▶ [Aim] Print word for word the first line of the listing below and every line after it, through the line with "(B2t) at (B2.center)". Leave out the pictures and the rest.

---

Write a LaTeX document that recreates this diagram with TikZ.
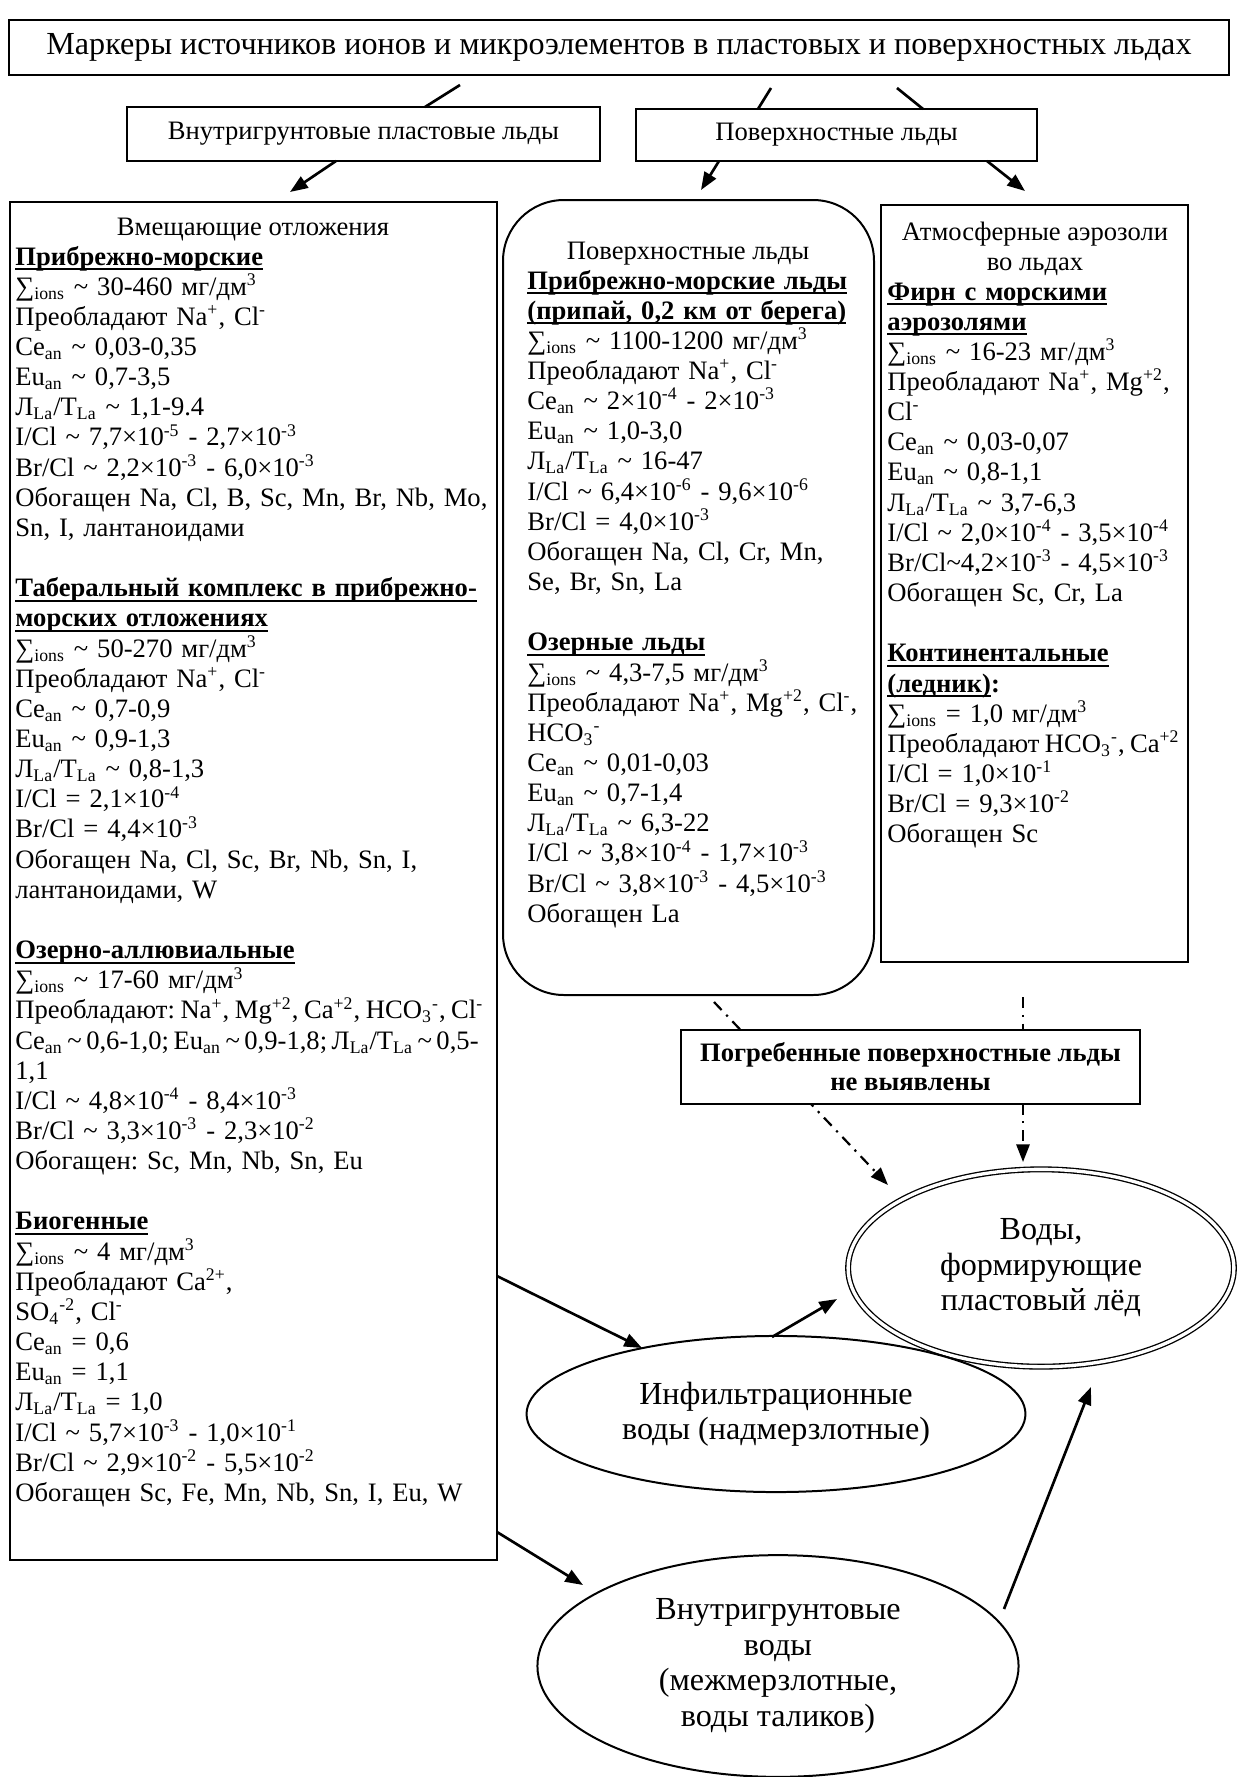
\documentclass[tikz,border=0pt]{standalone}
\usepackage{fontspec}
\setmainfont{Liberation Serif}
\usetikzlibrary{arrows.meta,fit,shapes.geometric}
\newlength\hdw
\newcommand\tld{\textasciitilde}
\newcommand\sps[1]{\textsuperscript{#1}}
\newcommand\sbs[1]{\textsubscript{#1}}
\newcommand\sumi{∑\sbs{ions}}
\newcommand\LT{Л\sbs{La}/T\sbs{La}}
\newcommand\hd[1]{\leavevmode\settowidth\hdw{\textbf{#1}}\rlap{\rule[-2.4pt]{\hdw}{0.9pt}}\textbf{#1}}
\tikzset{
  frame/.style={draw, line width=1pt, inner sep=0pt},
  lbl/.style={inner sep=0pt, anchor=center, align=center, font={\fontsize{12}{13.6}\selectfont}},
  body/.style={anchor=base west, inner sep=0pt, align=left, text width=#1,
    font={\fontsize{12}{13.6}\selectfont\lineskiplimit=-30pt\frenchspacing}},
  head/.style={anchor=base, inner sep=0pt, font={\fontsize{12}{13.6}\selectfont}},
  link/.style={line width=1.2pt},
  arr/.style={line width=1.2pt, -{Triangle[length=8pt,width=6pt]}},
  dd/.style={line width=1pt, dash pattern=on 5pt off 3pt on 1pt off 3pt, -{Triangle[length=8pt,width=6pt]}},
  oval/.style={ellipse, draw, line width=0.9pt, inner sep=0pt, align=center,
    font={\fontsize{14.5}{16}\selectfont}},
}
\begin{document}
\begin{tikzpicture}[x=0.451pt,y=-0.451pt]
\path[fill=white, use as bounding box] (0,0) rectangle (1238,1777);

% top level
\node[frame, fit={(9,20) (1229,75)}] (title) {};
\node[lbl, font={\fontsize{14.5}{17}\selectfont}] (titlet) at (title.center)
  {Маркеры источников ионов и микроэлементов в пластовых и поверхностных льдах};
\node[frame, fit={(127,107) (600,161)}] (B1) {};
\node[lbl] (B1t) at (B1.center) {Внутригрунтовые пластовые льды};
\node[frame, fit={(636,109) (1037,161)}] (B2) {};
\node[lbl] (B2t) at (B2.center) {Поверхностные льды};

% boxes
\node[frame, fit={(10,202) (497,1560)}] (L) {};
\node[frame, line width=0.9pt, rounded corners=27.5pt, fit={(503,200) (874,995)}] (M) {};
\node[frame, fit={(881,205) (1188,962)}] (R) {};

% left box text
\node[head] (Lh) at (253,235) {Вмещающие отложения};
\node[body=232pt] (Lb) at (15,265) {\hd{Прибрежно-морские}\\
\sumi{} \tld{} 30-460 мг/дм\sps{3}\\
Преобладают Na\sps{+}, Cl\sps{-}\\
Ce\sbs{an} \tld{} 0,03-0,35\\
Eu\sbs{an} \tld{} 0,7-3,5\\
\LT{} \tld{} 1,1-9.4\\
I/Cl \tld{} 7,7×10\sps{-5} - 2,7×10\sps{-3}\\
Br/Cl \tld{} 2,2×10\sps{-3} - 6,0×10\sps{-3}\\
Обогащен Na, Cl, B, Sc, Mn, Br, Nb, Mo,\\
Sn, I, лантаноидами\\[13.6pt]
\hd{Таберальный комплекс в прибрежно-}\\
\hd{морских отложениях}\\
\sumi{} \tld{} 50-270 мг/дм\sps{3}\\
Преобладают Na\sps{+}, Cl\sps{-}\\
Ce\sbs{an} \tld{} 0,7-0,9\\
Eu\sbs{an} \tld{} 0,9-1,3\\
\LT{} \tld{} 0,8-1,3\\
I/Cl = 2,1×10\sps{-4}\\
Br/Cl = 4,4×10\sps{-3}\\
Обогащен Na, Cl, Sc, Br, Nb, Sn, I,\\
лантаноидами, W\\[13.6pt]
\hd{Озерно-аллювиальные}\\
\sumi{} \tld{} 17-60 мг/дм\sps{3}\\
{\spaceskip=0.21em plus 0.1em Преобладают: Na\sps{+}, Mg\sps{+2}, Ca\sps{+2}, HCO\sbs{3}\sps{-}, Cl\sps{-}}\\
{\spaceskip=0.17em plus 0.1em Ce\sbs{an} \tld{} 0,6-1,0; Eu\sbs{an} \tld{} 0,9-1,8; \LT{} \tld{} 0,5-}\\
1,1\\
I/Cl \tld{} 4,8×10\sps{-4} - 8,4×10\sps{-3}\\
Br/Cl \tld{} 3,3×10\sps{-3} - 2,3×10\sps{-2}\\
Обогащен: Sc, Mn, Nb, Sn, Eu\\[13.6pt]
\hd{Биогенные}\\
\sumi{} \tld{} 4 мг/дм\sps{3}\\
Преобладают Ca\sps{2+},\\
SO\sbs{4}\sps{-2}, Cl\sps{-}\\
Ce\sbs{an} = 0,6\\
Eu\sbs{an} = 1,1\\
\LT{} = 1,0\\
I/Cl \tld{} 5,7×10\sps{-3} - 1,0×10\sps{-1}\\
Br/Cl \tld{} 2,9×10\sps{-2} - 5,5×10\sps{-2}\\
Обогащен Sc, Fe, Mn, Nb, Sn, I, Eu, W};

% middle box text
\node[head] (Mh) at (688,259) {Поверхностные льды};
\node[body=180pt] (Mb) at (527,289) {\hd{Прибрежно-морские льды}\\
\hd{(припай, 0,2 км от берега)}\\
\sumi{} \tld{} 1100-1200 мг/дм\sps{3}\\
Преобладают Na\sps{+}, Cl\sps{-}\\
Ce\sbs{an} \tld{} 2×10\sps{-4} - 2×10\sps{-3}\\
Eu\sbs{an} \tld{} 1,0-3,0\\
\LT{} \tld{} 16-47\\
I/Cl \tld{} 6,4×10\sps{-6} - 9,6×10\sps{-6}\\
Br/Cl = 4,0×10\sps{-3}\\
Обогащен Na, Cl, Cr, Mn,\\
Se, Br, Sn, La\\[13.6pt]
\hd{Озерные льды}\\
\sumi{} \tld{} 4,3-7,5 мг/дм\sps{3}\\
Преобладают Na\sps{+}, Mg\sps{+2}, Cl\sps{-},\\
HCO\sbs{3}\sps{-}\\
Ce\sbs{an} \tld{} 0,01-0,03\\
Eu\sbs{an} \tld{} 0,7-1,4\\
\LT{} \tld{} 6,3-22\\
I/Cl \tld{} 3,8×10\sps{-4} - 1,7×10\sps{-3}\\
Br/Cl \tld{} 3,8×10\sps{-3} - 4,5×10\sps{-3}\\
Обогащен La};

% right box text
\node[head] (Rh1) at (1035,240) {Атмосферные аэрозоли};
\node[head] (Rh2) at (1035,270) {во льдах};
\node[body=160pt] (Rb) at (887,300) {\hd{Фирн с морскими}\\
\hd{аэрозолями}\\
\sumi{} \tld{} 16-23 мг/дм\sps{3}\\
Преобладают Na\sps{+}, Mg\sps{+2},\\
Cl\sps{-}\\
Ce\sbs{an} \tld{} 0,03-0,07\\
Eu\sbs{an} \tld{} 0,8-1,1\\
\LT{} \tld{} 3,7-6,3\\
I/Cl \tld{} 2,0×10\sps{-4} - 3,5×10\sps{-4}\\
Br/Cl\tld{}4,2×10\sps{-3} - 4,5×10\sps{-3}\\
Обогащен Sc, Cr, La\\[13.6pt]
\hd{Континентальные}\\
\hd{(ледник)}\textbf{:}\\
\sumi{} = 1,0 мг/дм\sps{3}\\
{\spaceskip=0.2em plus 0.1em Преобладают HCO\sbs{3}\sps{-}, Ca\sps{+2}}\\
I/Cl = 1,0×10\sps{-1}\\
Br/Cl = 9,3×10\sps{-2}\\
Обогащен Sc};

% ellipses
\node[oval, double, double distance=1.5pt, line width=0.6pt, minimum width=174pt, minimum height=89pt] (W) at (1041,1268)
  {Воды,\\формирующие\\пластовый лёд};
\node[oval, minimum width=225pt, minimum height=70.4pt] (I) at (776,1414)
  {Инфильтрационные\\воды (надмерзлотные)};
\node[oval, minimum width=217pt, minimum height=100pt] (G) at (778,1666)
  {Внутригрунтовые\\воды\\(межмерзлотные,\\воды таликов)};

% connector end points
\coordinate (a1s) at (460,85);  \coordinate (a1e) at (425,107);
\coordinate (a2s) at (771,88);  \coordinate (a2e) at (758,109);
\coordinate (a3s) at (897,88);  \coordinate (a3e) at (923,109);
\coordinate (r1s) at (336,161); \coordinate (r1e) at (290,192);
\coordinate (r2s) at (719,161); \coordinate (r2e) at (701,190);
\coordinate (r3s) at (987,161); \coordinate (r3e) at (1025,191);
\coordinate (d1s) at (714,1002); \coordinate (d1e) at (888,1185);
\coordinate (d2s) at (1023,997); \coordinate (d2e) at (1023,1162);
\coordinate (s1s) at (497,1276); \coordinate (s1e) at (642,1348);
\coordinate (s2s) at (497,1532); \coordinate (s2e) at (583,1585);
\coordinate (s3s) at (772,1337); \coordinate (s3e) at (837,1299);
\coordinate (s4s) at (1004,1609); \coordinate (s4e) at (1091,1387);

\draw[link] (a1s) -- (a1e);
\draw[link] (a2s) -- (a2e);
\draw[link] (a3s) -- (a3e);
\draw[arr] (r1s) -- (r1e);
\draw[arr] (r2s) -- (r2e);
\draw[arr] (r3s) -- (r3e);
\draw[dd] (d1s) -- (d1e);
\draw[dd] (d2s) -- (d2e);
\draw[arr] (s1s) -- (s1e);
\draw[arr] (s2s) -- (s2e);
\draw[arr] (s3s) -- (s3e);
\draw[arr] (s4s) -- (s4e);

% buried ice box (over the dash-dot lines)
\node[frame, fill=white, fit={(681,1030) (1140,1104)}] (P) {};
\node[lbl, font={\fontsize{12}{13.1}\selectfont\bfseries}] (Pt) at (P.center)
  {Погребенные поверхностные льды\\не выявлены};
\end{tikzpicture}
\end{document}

---

▶ [Response to this exercise]
Write a LaTeX document that recreates this diagram with TikZ.
\documentclass[tikz,border=0pt]{standalone}
\usepackage{fontspec}
\setmainfont{Liberation Serif}
\usetikzlibrary{arrows.meta,fit,shapes.geometric}
\newlength\hdw
\newcommand\tld{\textasciitilde}
\newcommand\sps[1]{\textsuperscript{#1}}
\newcommand\sbs[1]{\textsubscript{#1}}
\newcommand\sumi{∑\sbs{ions}}
\newcommand\LT{Л\sbs{La}/T\sbs{La}}
\newcommand\hd[1]{\leavevmode\settowidth\hdw{\textbf{#1}}\rlap{\rule[-2.4pt]{\hdw}{0.9pt}}\textbf{#1}}
\tikzset{
  frame/.style={draw, line width=1pt, inner sep=0pt},
  lbl/.style={inner sep=0pt, anchor=center, align=center, font={\fontsize{12}{13.6}\selectfont}},
  body/.style={anchor=base west, inner sep=0pt, align=left, text width=#1,
    font={\fontsize{12}{13.6}\selectfont\lineskiplimit=-30pt\frenchspacing}},
  head/.style={anchor=base, inner sep=0pt, font={\fontsize{12}{13.6}\selectfont}},
  link/.style={line width=1.2pt},
  arr/.style={line width=1.2pt, -{Triangle[length=8pt,width=6pt]}},
  dd/.style={line width=1pt, dash pattern=on 5pt off 3pt on 1pt off 3pt, -{Triangle[length=8pt,width=6pt]}},
  oval/.style={ellipse, draw, line width=0.9pt, inner sep=0pt, align=center,
    font={\fontsize{14.5}{16}\selectfont}},
}
\begin{document}
\begin{tikzpicture}[x=0.451pt,y=-0.451pt]
\path[fill=white, use as bounding box] (0,0) rectangle (1238,1777);

% top level
\node[frame, fit={(9,20) (1229,75)}] (title) {};
\node[lbl, font={\fontsize{14.5}{17}\selectfont}] (titlet) at (title.center)
  {Маркеры источников ионов и микроэлементов в пластовых и поверхностных льдах};
\node[frame, fit={(127,107) (600,161)}] (B1) {};
\node[lbl] (B1t) at (B1.center) {Внутригрунтовые пластовые льды};
\node[frame, fit={(636,109) (1037,161)}] (B2) {};
\node[lbl] (B2t) at (B2.center) {Поверхностные льды};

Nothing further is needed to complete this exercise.